[Task requirements]
Leaving out every picture, retype the lines below from the top through the one that contains "45, 65, 90]".

[Provided data]
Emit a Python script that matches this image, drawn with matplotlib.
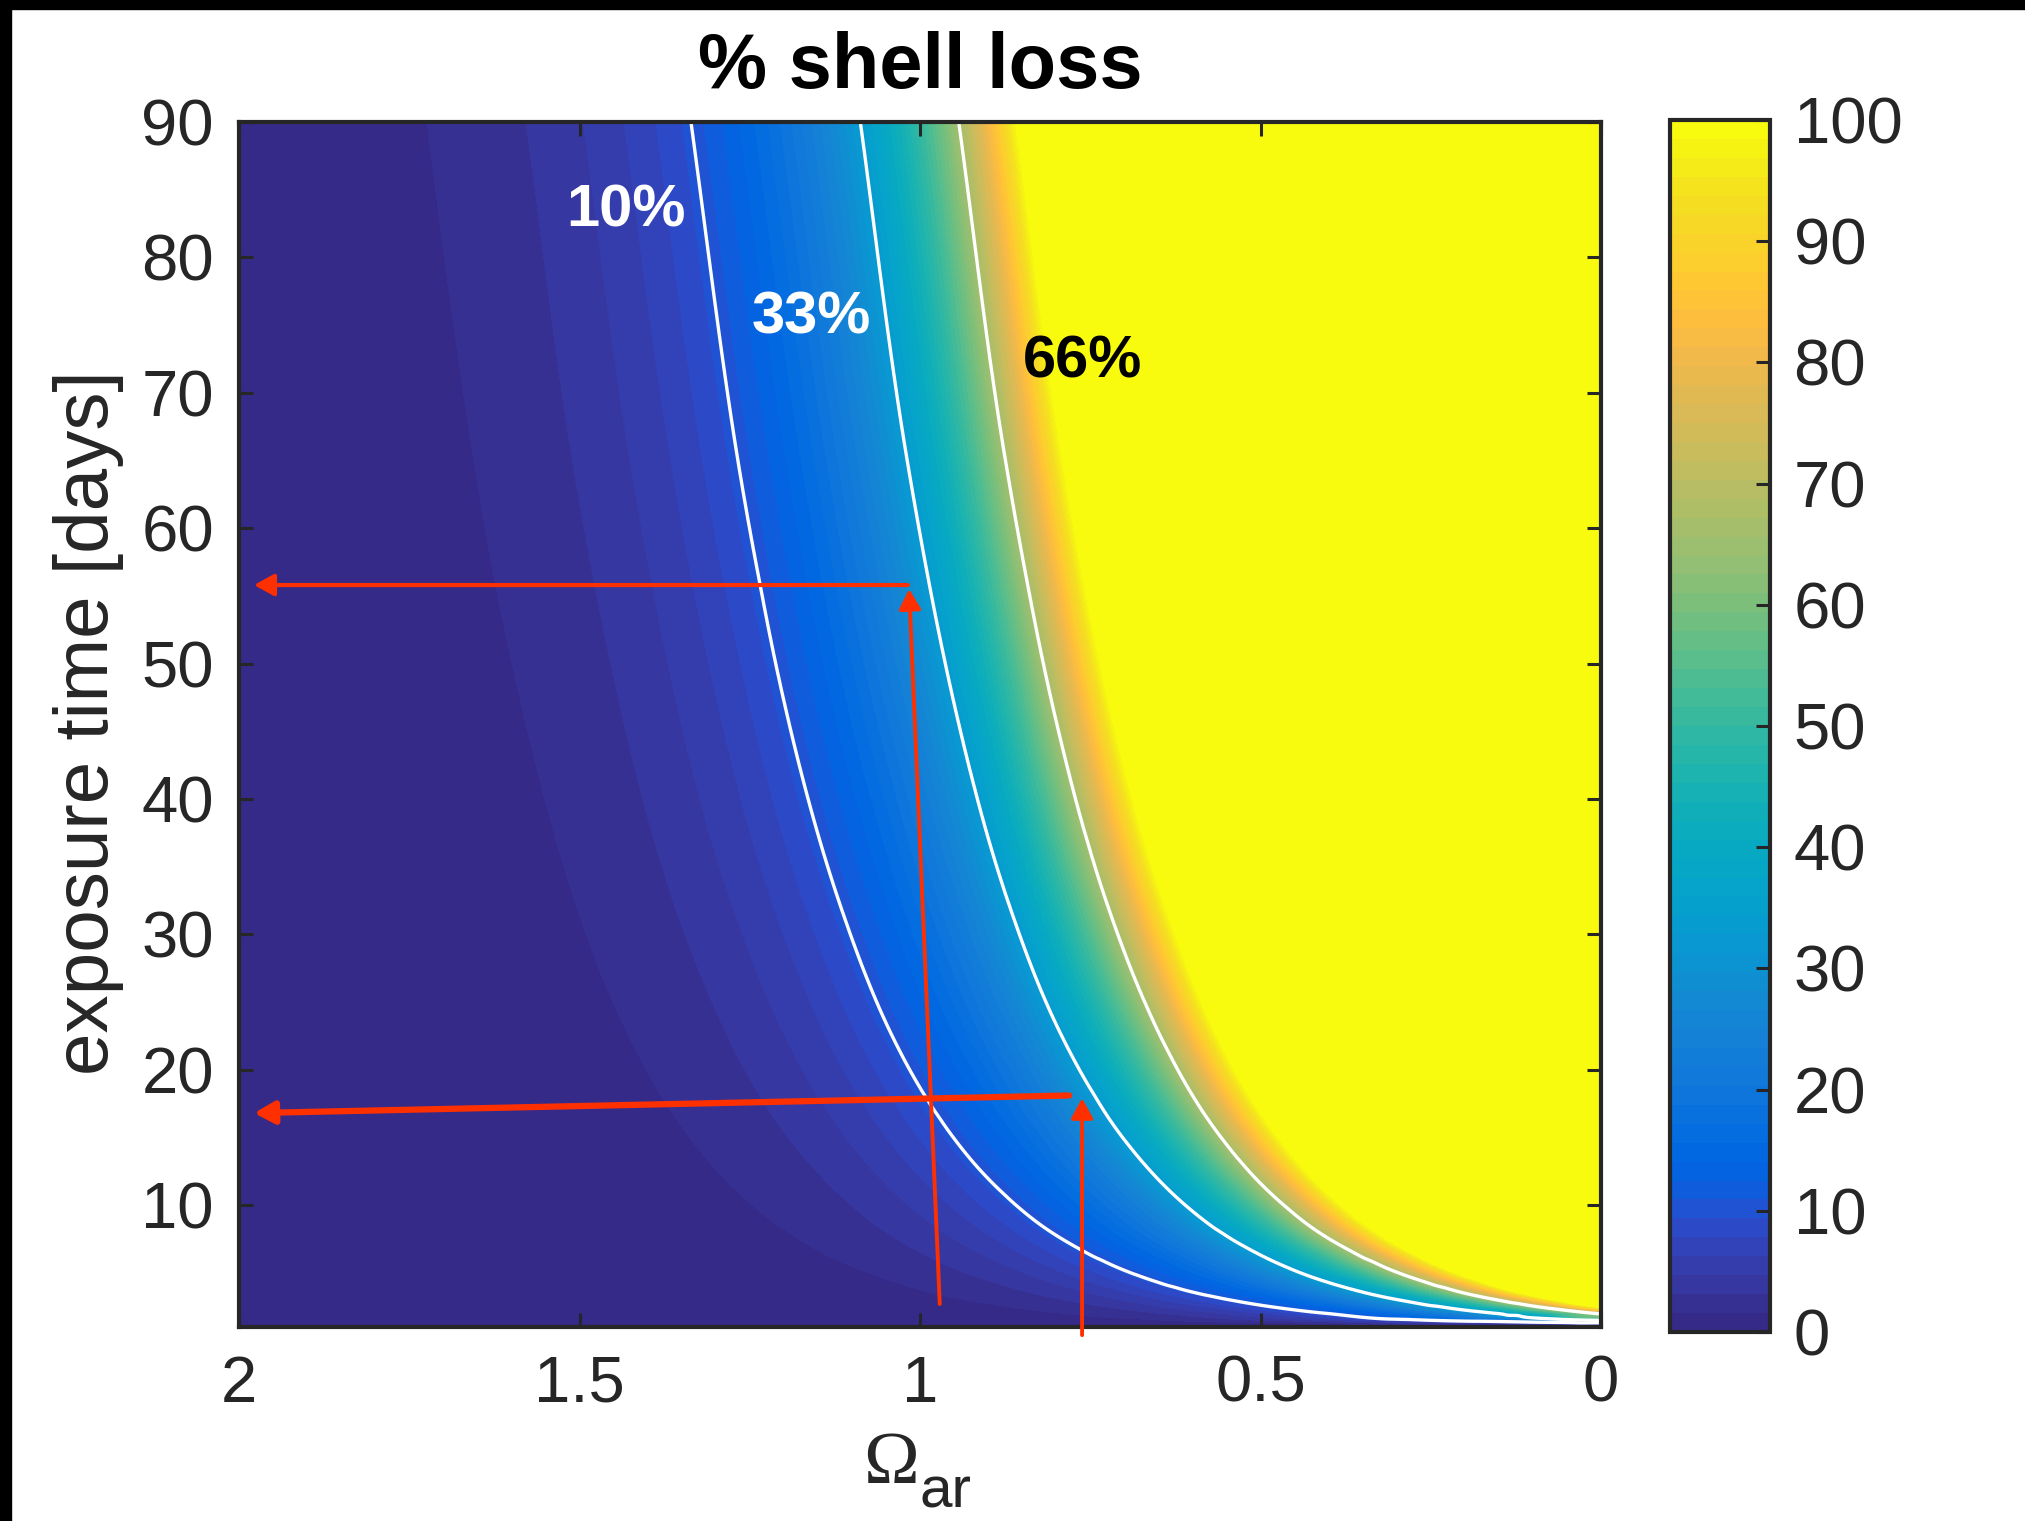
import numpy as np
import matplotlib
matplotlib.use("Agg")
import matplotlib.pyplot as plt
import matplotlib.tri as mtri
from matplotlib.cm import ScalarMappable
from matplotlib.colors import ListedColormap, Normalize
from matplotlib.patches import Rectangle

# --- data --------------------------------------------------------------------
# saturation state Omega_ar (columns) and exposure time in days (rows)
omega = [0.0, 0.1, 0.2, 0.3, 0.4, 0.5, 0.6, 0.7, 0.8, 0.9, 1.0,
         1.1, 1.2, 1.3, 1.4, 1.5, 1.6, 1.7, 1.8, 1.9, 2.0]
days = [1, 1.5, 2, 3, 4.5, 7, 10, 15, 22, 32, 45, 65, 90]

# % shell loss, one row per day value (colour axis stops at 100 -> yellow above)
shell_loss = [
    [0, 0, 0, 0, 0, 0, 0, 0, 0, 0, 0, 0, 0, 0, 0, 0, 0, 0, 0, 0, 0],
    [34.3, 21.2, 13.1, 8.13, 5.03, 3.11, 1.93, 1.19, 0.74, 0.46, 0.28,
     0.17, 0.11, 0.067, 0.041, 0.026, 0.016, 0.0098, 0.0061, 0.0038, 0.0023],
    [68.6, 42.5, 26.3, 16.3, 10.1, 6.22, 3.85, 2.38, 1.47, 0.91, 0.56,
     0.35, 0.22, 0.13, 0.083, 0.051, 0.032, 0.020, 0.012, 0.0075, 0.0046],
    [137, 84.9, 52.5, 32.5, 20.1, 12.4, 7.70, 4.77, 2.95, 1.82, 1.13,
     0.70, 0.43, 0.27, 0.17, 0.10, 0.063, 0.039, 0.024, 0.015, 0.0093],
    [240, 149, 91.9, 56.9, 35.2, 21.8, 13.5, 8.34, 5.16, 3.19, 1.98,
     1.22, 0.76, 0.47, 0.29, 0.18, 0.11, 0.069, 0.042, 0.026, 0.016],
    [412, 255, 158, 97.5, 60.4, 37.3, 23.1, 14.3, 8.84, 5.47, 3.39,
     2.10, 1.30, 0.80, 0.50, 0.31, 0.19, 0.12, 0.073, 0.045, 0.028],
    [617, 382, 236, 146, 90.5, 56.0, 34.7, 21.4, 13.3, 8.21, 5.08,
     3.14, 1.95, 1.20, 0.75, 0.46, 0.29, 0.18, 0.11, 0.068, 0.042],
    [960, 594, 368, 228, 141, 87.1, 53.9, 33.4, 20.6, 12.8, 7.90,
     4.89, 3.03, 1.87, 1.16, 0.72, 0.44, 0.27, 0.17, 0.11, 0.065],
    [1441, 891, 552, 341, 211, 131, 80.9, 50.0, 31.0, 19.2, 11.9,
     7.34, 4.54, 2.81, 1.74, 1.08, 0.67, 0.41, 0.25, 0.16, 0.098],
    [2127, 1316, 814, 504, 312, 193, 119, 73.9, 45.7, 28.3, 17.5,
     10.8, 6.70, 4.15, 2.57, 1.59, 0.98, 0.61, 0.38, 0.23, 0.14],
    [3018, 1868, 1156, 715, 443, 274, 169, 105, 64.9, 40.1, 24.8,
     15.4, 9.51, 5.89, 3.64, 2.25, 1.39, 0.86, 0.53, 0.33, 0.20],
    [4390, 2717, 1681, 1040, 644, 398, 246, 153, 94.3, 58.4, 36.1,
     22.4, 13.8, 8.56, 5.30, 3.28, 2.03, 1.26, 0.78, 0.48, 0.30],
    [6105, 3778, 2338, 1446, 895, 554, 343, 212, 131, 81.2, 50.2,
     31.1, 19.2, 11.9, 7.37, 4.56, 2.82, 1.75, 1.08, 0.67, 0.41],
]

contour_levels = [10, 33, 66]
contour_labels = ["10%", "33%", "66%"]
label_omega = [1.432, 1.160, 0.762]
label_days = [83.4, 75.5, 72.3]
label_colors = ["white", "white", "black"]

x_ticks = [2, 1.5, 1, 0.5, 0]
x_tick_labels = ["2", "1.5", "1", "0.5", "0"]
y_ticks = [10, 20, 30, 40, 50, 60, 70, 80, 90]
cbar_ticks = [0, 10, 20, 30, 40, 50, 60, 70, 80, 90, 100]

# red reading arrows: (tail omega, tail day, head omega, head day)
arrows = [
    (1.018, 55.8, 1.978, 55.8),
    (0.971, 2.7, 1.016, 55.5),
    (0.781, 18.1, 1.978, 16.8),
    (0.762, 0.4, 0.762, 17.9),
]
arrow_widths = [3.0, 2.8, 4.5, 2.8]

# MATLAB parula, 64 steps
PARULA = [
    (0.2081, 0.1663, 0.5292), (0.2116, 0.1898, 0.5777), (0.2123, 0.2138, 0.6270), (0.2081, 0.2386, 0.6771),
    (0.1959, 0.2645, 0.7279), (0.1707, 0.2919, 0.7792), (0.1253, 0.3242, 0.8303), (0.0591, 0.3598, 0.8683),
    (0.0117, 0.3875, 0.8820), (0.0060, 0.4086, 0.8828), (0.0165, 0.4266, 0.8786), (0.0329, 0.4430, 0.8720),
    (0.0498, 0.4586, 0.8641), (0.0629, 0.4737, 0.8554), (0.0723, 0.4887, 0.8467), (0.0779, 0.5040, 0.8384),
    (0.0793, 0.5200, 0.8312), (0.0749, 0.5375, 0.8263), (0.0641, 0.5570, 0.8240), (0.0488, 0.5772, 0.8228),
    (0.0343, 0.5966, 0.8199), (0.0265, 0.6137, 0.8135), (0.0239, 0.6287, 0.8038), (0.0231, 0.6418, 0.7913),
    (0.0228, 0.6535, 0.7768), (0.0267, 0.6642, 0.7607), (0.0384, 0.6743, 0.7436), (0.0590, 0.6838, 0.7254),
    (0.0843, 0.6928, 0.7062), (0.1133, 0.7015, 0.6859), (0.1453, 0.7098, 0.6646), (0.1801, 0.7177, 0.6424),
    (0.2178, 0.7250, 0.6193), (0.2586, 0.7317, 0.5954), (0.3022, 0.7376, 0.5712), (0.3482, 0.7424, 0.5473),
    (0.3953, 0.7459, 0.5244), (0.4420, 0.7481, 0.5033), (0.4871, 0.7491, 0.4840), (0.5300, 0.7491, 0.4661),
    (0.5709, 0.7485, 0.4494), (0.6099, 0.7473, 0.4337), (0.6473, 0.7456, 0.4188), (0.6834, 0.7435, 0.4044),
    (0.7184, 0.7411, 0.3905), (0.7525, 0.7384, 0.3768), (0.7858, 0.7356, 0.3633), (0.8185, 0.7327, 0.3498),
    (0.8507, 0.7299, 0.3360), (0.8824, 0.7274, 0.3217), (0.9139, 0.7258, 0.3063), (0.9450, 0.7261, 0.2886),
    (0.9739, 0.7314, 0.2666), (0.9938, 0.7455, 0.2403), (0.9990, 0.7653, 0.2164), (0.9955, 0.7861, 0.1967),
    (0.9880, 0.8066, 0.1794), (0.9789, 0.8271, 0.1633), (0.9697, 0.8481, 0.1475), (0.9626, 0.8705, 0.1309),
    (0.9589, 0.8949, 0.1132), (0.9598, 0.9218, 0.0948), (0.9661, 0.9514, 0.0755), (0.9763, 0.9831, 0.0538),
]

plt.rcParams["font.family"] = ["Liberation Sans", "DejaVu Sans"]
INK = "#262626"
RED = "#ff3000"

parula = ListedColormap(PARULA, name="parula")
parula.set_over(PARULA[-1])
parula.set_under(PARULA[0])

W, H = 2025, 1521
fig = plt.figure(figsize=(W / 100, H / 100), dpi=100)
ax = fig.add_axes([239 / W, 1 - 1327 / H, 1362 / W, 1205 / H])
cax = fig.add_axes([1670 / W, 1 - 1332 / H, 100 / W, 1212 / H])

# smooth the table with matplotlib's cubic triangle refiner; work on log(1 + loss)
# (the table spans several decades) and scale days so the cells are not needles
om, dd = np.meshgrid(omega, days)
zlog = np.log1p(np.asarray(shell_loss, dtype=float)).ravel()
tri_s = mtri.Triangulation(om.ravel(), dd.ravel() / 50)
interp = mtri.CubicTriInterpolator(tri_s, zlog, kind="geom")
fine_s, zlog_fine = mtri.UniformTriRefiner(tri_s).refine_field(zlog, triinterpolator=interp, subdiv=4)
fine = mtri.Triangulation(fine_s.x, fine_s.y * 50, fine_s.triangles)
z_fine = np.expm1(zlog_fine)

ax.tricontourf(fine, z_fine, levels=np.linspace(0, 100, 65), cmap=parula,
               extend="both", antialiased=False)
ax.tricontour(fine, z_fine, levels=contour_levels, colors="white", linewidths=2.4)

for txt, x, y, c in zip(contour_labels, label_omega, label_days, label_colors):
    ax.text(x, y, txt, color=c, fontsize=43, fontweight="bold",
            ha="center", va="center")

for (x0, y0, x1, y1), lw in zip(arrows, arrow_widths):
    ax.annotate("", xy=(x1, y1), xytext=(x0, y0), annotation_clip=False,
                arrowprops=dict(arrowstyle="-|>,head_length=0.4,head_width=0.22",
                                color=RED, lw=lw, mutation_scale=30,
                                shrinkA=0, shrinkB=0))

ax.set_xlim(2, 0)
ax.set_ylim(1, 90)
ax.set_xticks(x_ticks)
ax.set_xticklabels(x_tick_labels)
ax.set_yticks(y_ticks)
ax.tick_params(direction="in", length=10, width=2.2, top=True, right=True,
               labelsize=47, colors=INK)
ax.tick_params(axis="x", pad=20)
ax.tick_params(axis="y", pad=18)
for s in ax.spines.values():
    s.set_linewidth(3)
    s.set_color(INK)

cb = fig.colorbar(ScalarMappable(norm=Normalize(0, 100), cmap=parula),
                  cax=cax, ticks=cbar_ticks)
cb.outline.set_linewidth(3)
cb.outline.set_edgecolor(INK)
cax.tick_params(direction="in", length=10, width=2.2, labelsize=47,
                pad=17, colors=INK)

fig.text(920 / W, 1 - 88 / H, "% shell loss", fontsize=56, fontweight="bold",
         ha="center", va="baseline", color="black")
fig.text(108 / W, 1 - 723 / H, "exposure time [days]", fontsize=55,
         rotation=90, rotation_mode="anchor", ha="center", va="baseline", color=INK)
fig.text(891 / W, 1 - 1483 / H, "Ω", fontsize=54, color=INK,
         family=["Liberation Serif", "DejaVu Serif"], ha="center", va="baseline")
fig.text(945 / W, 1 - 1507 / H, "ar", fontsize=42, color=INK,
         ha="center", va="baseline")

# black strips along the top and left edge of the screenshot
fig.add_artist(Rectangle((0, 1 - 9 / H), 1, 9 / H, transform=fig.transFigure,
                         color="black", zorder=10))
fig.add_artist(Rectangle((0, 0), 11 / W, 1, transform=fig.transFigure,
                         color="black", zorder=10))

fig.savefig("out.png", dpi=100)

[The output]
Emit a Python script that matches this image, drawn with matplotlib.
import numpy as np
import matplotlib
matplotlib.use("Agg")
import matplotlib.pyplot as plt
import matplotlib.tri as mtri
from matplotlib.cm import ScalarMappable
from matplotlib.colors import ListedColormap, Normalize
from matplotlib.patches import Rectangle

# --- data --------------------------------------------------------------------
# saturation state Omega_ar (columns) and exposure time in days (rows)
omega = [0.0, 0.1, 0.2, 0.3, 0.4, 0.5, 0.6, 0.7, 0.8, 0.9, 1.0,
         1.1, 1.2, 1.3, 1.4, 1.5, 1.6, 1.7, 1.8, 1.9, 2.0]
days = [1, 1.5, 2, 3, 4.5, 7, 10, 15, 22, 32, 45, 65, 90]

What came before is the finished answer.